I was going to do a sweet post about Earth Day and all the ways we can be more green and all the ways I’ve embraced being green. But um, yeah…the squirrels messed that all up.

So I’ve mentioned the varmints living in the wall, the ceiling and the floors a time or two (too lazy to link back, sorry). Well, I called our landlord the other day, but I don’t think she believes me. She figures the squirrels are on the roof and well, end of story.

Thing is, it’s so NOT the end of the story. They’ve managed to find a way to go in and out of the roof (yes, I believe I found it, it’s even hinged and easily, accessibly right off of the cable for their convenience believe it or not). The thing is, our war with the squirrels goes on even longer than this rooftop dancing and scratching they’ve taken to.

You see, they taunt my dog. No, seriously. They get on the brick wall, face either the screen door or any of the three windows and well, taunt him by making their annoying little clicking noises all while shaking their bushy tails at him. And yes, as expected, he goes ballistic! But wait…there’s more.

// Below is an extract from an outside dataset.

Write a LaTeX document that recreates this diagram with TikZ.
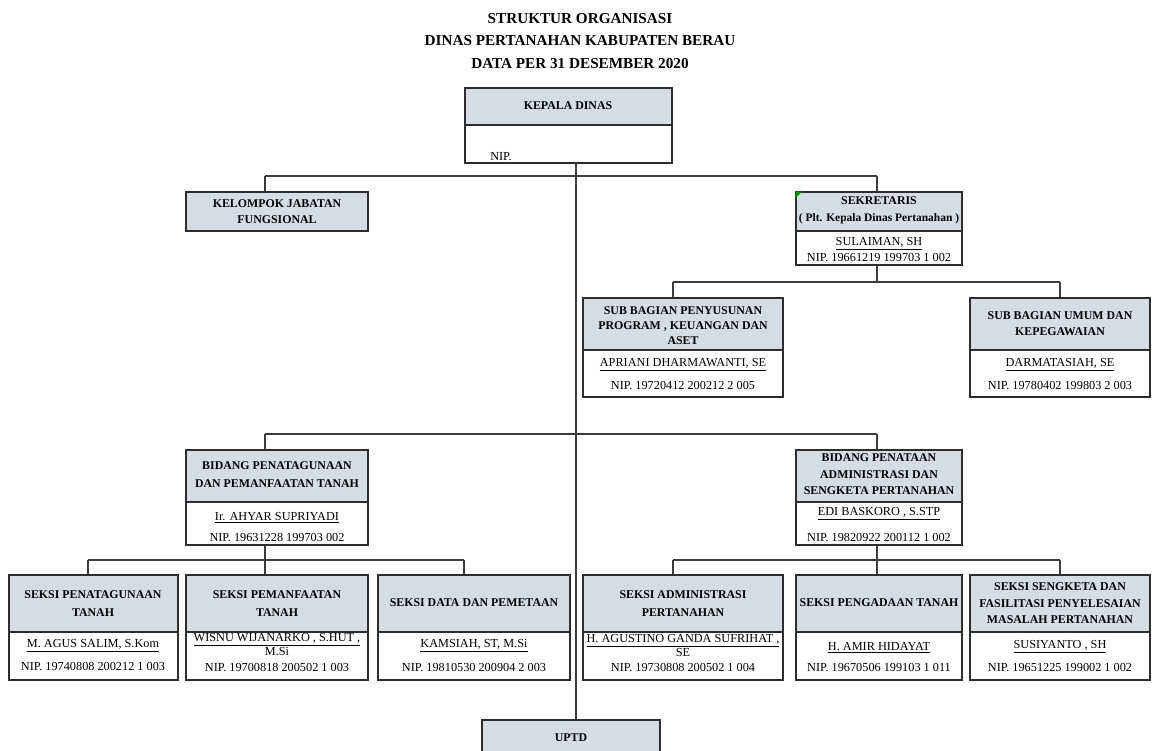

On the front of the house, the lower part, just below the windows is brick. For purely aesthetic reasons I’m sure, there is a brick-wide ledge just below the windows. So what do you think happens? We (the cat, the dog and myself) will be innocently sitting on the couch watching TV, surfing the net, talking on the phone, reading, what have you, and POP! up comes a squirrel head looking in the front window. Repeat this about five times until someone notices him and all hell breaks loose.

Mind you, he only picks the window where the cat’s tower is at, not the one where we have a chair blocking most of the window. No, these guys know what they’re doing. They’re focused little buggers! At the rate they’re going, I’m going to be less inclined to stop my car while they cross the street from here on out.

Long story short, aside from the annoying rooftop scampering parties, ceiling scratchings, and intentional instigating, the boys are in non-stop stress mode now. The cat can’t move about the house without the dog trying to attack him. Neither seems to be able to rest during the day since they’re both on guard. And me, well, I’m ready to kill anything with four legs! By 8:00PM they’re both passed out exhausted on the couch barely functioning. Its sad really.

Something must be done! Any suggestion for this poor, work-at-home gal being driven crazy by furry animals? I’m tempted to blast them with the hose, but to do that puts me awfully close to them (right along the cinder blocked wall they love to use to achieve total dog taunting mode). Hell, I’ll start with any good suggestions for just getting the landlords to believe me since by the time they get home the squirrels have left for the day.

Really, We’re all at wit’s end here.

1 thought on “The Squirrels Must Die!

  1. Ivanhoe

    Oops. No advice here. Sorry I must laugh, you wrote about it in such a funny way… Try to take picture or video and show it to the landlord.